Please list all lines of the material below in which the string "this" occurs.

start GIVEN ENTRIES

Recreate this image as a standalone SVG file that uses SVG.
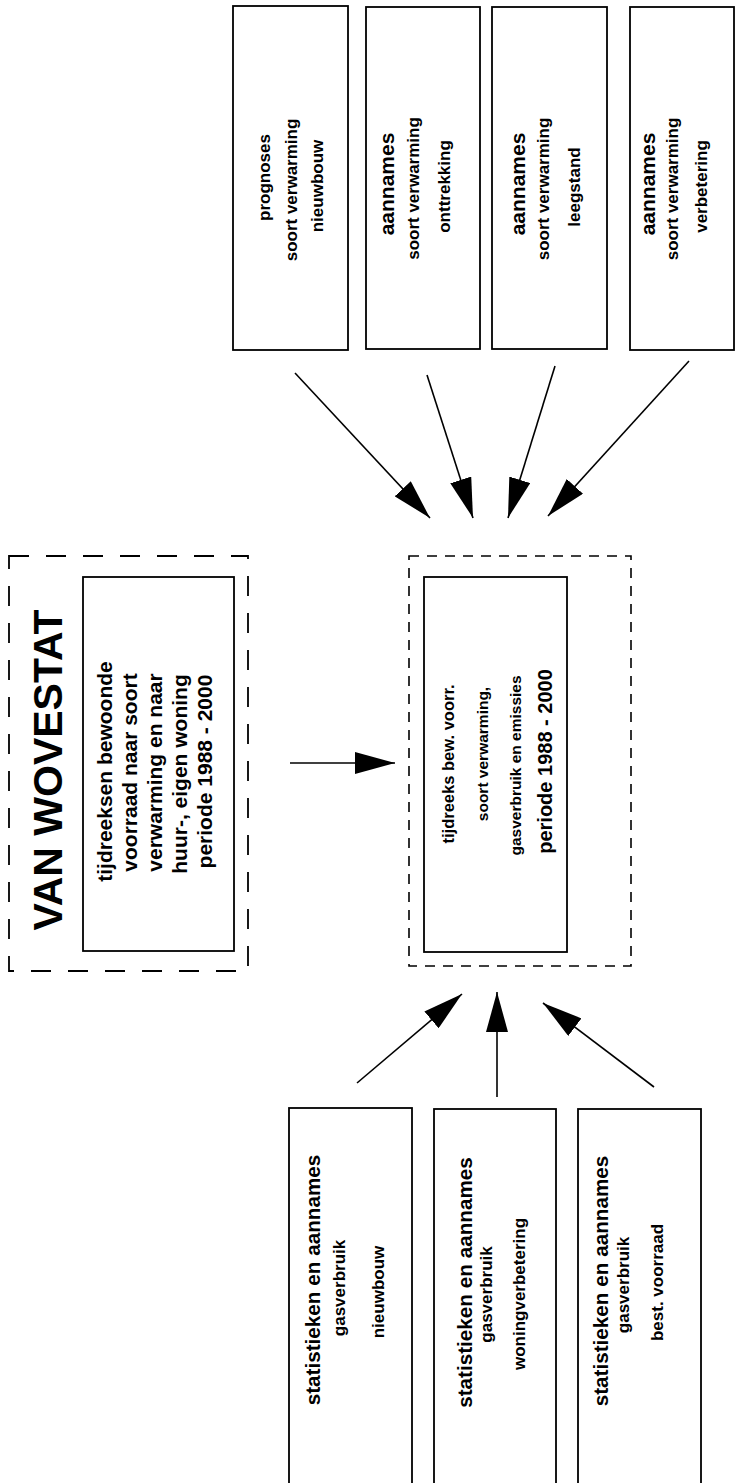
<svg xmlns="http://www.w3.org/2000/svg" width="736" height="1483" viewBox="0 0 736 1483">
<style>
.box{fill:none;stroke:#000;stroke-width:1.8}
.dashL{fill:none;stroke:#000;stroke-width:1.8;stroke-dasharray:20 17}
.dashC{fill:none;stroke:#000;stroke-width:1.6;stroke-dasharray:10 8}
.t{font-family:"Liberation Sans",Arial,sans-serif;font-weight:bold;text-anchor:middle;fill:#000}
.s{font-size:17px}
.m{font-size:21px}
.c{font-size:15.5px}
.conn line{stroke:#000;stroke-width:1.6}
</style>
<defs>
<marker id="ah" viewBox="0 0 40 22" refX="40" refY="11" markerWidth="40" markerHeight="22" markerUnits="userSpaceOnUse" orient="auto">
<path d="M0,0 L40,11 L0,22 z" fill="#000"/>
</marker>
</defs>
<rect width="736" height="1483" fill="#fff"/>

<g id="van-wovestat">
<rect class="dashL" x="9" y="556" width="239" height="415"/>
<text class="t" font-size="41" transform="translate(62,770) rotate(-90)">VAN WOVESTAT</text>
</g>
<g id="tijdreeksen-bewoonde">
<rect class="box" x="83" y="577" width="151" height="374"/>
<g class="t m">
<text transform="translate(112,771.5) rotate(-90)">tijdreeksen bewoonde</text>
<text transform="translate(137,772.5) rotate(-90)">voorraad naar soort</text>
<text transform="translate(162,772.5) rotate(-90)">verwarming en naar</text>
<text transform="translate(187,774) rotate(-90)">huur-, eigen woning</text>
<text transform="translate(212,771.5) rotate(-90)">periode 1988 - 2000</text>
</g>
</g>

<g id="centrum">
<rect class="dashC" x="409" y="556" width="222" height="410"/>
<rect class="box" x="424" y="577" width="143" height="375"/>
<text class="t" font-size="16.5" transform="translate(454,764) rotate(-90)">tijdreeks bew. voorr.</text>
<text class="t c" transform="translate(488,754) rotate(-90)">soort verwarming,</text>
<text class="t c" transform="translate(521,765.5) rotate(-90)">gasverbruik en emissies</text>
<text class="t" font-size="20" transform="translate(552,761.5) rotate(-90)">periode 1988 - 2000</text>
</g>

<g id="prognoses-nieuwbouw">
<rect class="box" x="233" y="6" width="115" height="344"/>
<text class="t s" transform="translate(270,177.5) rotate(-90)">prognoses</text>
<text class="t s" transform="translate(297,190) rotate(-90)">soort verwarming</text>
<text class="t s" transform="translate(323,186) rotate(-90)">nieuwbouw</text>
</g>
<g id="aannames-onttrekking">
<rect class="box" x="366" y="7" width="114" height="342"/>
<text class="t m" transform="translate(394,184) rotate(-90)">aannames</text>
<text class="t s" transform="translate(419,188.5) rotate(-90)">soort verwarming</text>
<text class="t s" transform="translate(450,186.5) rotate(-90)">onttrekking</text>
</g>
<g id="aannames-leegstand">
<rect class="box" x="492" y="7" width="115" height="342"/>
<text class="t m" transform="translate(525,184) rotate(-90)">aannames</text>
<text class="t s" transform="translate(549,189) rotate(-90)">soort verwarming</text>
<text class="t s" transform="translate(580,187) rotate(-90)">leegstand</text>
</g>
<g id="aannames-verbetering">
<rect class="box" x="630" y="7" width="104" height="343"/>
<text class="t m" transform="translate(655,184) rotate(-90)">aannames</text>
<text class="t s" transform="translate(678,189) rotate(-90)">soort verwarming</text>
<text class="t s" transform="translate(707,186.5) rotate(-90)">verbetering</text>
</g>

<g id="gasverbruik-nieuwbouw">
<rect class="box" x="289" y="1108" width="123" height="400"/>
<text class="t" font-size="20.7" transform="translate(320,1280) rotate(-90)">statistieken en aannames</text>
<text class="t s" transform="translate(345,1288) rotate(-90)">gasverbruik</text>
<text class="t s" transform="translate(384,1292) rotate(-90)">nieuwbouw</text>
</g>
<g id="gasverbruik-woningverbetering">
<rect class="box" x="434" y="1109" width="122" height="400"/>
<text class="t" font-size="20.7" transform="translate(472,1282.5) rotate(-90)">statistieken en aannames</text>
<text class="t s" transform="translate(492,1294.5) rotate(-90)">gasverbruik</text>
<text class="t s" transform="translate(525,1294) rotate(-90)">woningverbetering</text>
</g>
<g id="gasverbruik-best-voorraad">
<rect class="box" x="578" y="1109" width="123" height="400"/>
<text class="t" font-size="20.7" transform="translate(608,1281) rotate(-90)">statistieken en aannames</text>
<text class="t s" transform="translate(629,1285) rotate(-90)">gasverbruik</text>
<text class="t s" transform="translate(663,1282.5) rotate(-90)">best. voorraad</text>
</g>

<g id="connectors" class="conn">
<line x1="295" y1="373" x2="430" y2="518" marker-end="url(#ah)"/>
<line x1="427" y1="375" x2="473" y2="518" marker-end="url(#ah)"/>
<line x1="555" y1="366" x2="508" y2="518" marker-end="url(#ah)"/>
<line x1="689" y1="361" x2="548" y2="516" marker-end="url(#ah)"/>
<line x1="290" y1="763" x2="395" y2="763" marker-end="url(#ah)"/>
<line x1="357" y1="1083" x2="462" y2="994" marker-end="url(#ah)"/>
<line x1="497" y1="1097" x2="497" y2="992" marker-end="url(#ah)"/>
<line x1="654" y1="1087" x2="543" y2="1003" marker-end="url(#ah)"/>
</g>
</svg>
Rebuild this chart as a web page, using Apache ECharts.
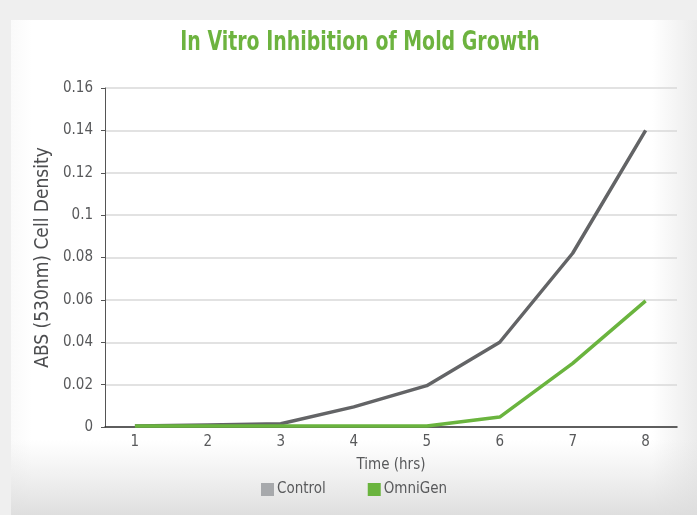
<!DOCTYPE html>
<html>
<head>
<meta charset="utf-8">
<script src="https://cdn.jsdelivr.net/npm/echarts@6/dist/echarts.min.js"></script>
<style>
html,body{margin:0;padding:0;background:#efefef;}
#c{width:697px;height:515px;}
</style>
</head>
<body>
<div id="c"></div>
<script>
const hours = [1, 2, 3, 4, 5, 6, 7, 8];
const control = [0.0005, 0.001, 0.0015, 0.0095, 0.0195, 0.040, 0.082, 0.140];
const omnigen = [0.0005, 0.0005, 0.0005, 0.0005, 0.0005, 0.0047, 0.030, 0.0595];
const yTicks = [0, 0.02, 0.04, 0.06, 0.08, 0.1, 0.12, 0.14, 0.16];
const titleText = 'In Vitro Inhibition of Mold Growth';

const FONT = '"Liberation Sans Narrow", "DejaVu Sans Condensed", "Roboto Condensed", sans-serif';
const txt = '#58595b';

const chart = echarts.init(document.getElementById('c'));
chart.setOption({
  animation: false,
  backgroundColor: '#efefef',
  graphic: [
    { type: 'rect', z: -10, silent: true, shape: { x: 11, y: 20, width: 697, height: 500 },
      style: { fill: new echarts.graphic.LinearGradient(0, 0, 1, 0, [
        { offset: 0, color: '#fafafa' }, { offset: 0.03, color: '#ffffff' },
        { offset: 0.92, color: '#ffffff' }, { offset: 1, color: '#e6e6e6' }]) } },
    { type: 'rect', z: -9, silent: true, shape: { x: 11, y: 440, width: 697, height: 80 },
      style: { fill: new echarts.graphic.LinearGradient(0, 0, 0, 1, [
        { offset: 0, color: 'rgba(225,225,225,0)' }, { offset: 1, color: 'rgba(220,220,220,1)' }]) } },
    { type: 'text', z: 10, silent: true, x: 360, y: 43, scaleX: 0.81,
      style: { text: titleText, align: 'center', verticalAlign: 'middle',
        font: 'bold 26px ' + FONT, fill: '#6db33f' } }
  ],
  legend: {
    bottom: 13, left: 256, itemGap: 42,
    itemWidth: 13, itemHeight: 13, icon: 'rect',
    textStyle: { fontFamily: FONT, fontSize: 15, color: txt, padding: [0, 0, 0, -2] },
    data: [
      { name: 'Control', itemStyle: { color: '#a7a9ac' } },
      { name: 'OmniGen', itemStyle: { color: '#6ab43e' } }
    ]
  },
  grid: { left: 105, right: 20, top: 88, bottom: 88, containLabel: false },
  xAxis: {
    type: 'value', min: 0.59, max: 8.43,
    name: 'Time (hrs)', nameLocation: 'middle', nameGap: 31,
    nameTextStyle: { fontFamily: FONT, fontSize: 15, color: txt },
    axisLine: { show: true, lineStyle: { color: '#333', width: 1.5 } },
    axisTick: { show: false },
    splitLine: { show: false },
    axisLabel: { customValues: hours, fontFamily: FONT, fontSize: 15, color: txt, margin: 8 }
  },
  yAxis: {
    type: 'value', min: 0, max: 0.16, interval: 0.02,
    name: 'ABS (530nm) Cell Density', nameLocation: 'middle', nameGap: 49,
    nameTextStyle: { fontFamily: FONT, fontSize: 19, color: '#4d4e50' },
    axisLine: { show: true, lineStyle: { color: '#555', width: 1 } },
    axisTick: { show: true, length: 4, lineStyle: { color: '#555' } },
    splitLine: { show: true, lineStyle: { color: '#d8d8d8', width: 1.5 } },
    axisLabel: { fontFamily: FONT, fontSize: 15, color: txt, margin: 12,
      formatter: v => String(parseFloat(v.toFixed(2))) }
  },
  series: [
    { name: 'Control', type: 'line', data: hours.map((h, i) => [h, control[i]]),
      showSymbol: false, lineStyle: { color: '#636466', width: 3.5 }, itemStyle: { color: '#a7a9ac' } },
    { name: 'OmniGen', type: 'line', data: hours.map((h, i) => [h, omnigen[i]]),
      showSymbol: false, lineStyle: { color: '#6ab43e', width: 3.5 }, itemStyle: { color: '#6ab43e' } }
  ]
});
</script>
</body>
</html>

end GIVEN ENTRIES

◆ OUTPUT BELOW
Recreate this image as a standalone SVG file that uses SVG.
Rebuild this chart as a web page, using Apache ECharts.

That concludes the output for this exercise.